• Set problem
Restate each of the lines below word for word and drop every picture.

• Given material
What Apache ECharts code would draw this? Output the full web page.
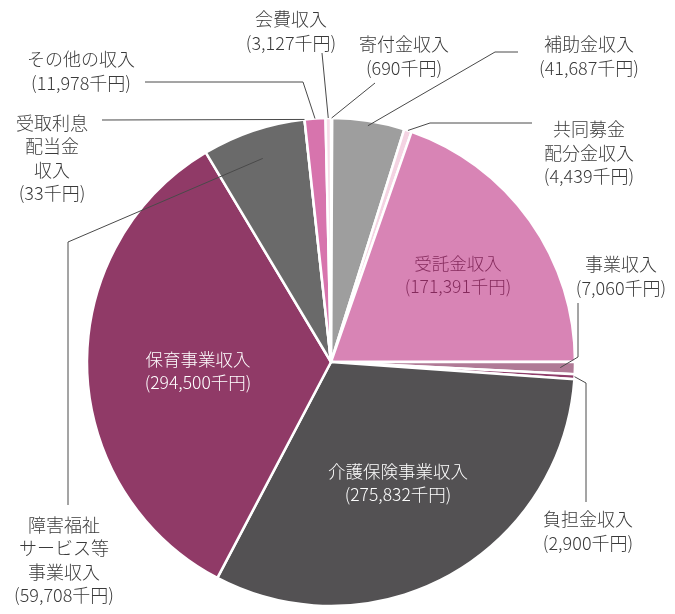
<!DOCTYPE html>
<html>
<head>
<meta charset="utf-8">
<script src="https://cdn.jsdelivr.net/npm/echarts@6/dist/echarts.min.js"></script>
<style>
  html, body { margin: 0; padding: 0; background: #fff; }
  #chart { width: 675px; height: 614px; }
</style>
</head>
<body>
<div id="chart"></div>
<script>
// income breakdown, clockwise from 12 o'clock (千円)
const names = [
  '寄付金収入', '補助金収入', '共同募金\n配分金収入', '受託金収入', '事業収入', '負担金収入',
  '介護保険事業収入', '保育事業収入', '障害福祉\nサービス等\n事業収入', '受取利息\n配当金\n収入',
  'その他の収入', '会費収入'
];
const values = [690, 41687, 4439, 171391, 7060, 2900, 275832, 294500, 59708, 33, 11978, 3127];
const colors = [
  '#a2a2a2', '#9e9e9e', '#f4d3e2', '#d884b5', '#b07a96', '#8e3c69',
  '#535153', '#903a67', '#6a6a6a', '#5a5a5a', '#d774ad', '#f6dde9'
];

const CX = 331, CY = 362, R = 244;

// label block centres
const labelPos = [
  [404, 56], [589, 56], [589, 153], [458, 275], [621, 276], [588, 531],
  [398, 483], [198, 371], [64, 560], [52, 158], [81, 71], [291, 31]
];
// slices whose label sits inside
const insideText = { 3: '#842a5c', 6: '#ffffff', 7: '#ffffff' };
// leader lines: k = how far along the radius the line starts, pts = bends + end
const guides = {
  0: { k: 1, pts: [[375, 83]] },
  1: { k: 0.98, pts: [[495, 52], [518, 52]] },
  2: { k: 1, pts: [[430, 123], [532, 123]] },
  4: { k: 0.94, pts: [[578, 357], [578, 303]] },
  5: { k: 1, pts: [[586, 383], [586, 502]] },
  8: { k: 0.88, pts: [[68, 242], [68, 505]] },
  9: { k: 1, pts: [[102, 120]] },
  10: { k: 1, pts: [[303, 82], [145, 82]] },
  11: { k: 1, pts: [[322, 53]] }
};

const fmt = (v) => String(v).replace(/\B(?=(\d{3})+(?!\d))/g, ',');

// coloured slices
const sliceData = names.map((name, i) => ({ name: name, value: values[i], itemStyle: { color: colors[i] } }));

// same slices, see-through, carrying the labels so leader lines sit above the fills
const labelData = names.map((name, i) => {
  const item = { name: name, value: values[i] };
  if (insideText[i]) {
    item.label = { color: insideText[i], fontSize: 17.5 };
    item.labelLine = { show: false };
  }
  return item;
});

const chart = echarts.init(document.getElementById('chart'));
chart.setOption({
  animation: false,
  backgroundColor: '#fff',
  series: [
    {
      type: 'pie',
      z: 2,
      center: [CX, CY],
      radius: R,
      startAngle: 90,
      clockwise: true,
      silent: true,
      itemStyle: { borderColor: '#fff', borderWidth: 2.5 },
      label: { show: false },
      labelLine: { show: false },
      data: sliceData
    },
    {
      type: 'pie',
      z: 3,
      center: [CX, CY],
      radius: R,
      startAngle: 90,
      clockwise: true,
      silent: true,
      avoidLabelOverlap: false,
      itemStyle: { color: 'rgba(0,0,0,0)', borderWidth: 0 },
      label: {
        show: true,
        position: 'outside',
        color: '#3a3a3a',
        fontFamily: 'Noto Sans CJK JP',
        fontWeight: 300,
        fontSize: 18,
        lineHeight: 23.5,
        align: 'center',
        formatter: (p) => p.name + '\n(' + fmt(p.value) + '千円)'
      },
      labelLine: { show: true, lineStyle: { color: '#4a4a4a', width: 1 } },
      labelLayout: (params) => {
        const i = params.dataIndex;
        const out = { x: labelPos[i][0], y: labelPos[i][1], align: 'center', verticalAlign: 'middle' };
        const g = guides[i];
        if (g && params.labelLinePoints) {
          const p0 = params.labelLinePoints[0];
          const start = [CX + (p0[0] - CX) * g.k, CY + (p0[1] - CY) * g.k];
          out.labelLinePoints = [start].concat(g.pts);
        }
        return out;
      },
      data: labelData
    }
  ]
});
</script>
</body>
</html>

• Written solution
What Apache ECharts code would draw this? Output the full web page.
<!DOCTYPE html>
<html>
<head>
<meta charset="utf-8">
<script src="https://cdn.jsdelivr.net/npm/echarts@6/dist/echarts.min.js"></script>
<style>
  html, body { margin: 0; padding: 0; background: #fff; }
  #chart { width: 675px; height: 614px; }
</style>
</head>
<body>
<div id="chart"></div>
<script>
// income breakdown, clockwise from 12 o'clock (千円)
const names = [
  '寄付金収入', '補助金収入', '共同募金\n配分金収入', '受託金収入', '事業収入', '負担金収入',
  '介護保険事業収入', '保育事業収入', '障害福祉\nサービス等\n事業収入', '受取利息\n配当金\n収入',
  'その他の収入', '会費収入'
];
const values = [690, 41687, 4439, 171391, 7060, 2900, 275832, 294500, 59708, 33, 11978, 3127];
const colors = [
  '#a2a2a2', '#9e9e9e', '#f4d3e2', '#d884b5', '#b07a96', '#8e3c69',
  '#535153', '#903a67', '#6a6a6a', '#5a5a5a', '#d774ad', '#f6dde9'
];

const CX = 331, CY = 362, R = 244;

// label block centres
const labelPos = [
  [404, 56], [589, 56], [589, 153], [458, 275], [621, 276], [588, 531],
  [398, 483], [198, 371], [64, 560], [52, 158], [81, 71], [291, 31]
];
// slices whose label sits inside
const insideText = { 3: '#842a5c', 6: '#ffffff', 7: '#ffffff' };
// leader lines: k = how far along the radius the line starts, pts = bends + end
const guides = {
  0: { k: 1, pts: [[375, 83]] },
  1: { k: 0.98, pts: [[495, 52], [518, 52]] },
  2: { k: 1, pts: [[430, 123], [532, 123]] },
  4: { k: 0.94, pts: [[578, 357], [578, 303]] },
  5: { k: 1, pts: [[586, 383], [586, 502]] },
  8: { k: 0.88, pts: [[68, 242], [68, 505]] },
  9: { k: 1, pts: [[102, 120]] },
  10: { k: 1, pts: [[303, 82], [145, 82]] },
  11: { k: 1, pts: [[322, 53]] }
};

const fmt = (v) => String(v).replace(/\B(?=(\d{3})+(?!\d))/g, ',');

// coloured slices
const sliceData = names.map((name, i) => ({ name: name, value: values[i], itemStyle: { color: colors[i] } }));

// same slices, see-through, carrying the labels so leader lines sit above the fills
const labelData = names.map((name, i) => {
  const item = { name: name, value: values[i] };
  if (insideText[i]) {
    item.label = { color: insideText[i], fontSize: 17.5 };
    item.labelLine = { show: false };
  }
  return item;
});

const chart = echarts.init(document.getElementById('chart'));
chart.setOption({
  animation: false,
  backgroundColor: '#fff',
  series: [
    {
      type: 'pie',
      z: 2,
      center: [CX, CY],
      radius: R,
      startAngle: 90,
      clockwise: true,
      silent: true,
      itemStyle: { borderColor: '#fff', borderWidth: 2.5 },
      label: { show: false },
      labelLine: { show: false },
      data: sliceData
    },
    {
      type: 'pie',
      z: 3,
      center: [CX, CY],
      radius: R,
      startAngle: 90,
      clockwise: true,
      silent: true,
      avoidLabelOverlap: false,
      itemStyle: { color: 'rgba(0,0,0,0)', borderWidth: 0 },
      label: {
        show: true,
        position: 'outside',
        color: '#3a3a3a',
        fontFamily: 'Noto Sans CJK JP',
        fontWeight: 300,
        fontSize: 18,
        lineHeight: 23.5,
        align: 'center',
        formatter: (p) => p.name + '\n(' + fmt(p.value) + '千円)'
      },
      labelLine: { show: true, lineStyle: { color: '#4a4a4a', width: 1 } },
      labelLayout: (params) => {
        const i = params.dataIndex;
        const out = { x: labelPos[i][0], y: labelPos[i][1], align: 'center', verticalAlign: 'middle' };
        const g = guides[i];
        if (g && params.labelLinePoints) {
          const p0 = params.labelLinePoints[0];
          const start = [CX + (p0[0] - CX) * g.k, CY + (p0[1] - CY) * g.k];
          out.labelLinePoints = [start].concat(g.pts);
        }
        return out;
      },
      data: labelData
    }
  ]
});
</script>
</body>
</html>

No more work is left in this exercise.